Anna: Quando ho conosciuto Lucia, allora responsabile di gruppo, mi colpì subito la sua determinazione e il coraggio per aver superato una lunga malattia. Mi sentivo affine.
Lucia: Quando vidi Anna per la prima volta ebbi la sensazione di averla sempre conosciuta. Con il tempo mi accorsi che avevamo molte cose in comune.
Anna: Dopo aver ricevuto il Gohonzon mi fu affidata la responsabilità di gruppo e a Lucia quella di settore. Il nostro fu un percorso di fede e di amicizia molto profondo. Tutto andava bene. Crescendo nella fede arrivarono gli ostacoli, che io in quel momento non vidi. Con Lucia avevamo in comune il fatto di trovarci spesso coinvolte in situazioni ambigue, anche se tutt’e due stavamo lavorando su questo aspetto. Questa volta per conto di una terza persona ci ritrovammo in una vera bufera. Ci fu una rottura tra noi, io smisi di praticare, non credevo più in niente e a nessuno.
Lucia: Per l’ennesima volta mi ritrovai in questa situazione in cui erano coinvolte persone a me care e questo mi procurò tanto dolore. Per la troppa sofferenza smisi di partecipare alle attività ma non di recitare, anzi aumentai il Daimoku. All’inizio sentii una profonda rabbia verso Anna che si trasformò poi in dispiacere. Determinai con forza di sostenerla affinché riprendesse a praticare.
Anna: Dopo un anno difficile durante il quale non smisi mai di farmi domande e cercare risposte, ripresi a praticare con la consapevolezza e la potenza di questa meravigliosa pratica. Decisi di ricominciare proprio con Lucia.

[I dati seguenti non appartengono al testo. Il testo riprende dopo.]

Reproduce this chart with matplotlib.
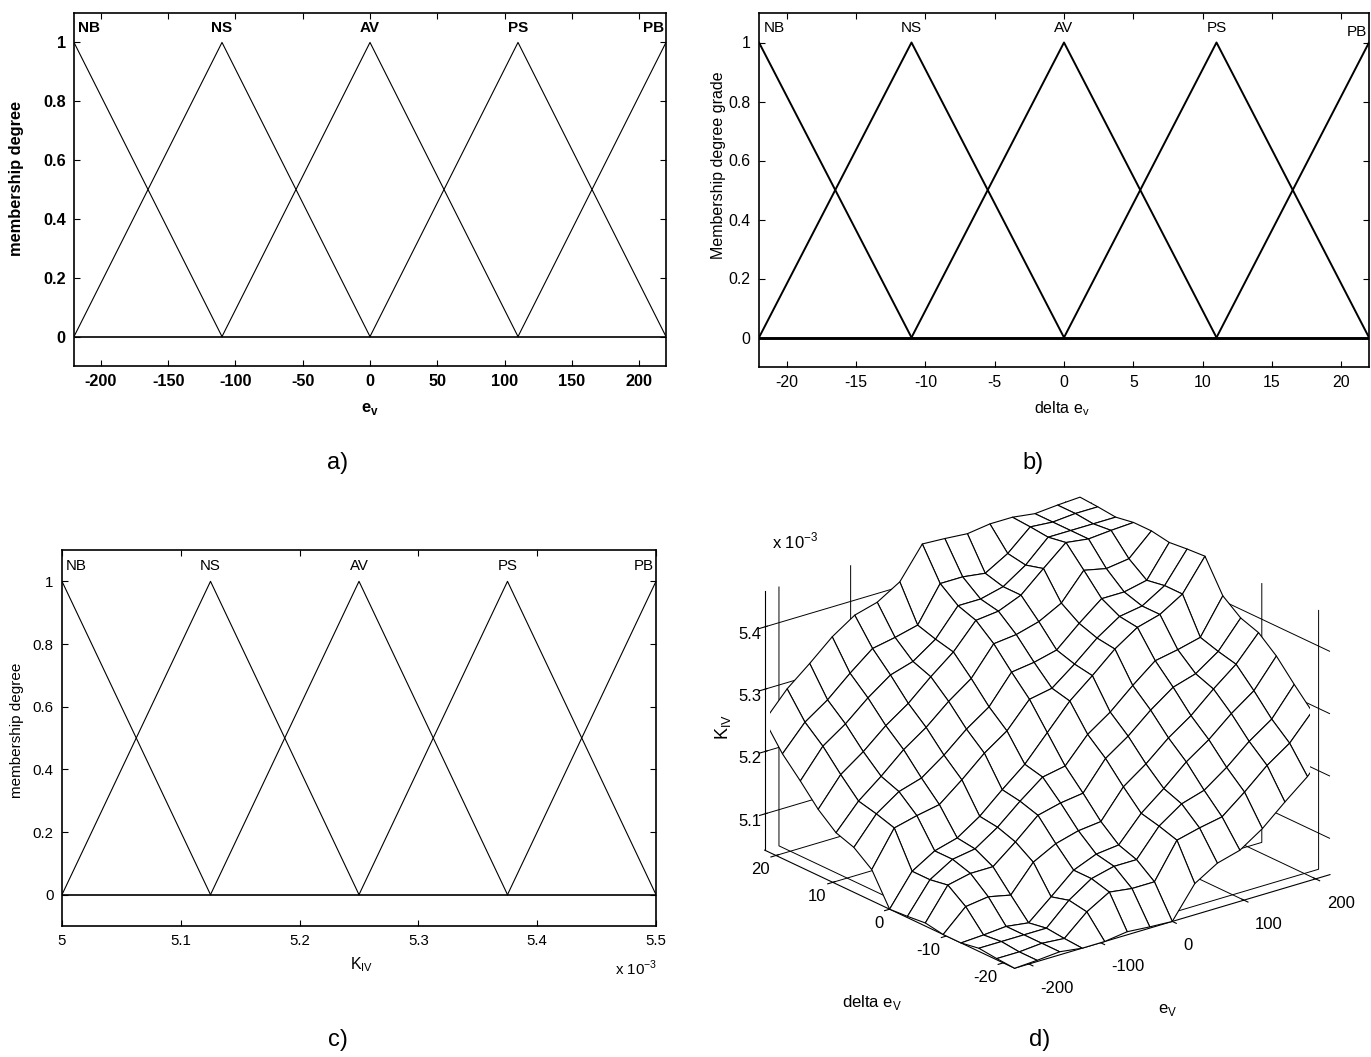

Lucia: Il giorno che Anna mi chiamò per dirmi che aveva ripreso a praticare, fui molto felice, avevo recitato molto Daimoku e anche io avevo ripreso a fare attività, anche se ancora c’erano tante cose da chiarire con Anna.
Anna: L’inizio non fu facile, ci volle molta pazienza e ricostruimmo giorno dopo giorno il nostro rapporto con il cuore. Determinammo con forza di dirci tutto senza lasciare spazio ai dubbi.
Lucia: Non è stata una passeggiata, ci è voluto tanto coraggio da parte di entrambe.
Anna: Ho capito che tutto questo è successo perché stavamo crescendo nella fede e siamo state messe alla prova. Da quel momento, ogni volta che si è ripresentato un problema l’abbiamo risolto insieme a suon di Daimoku.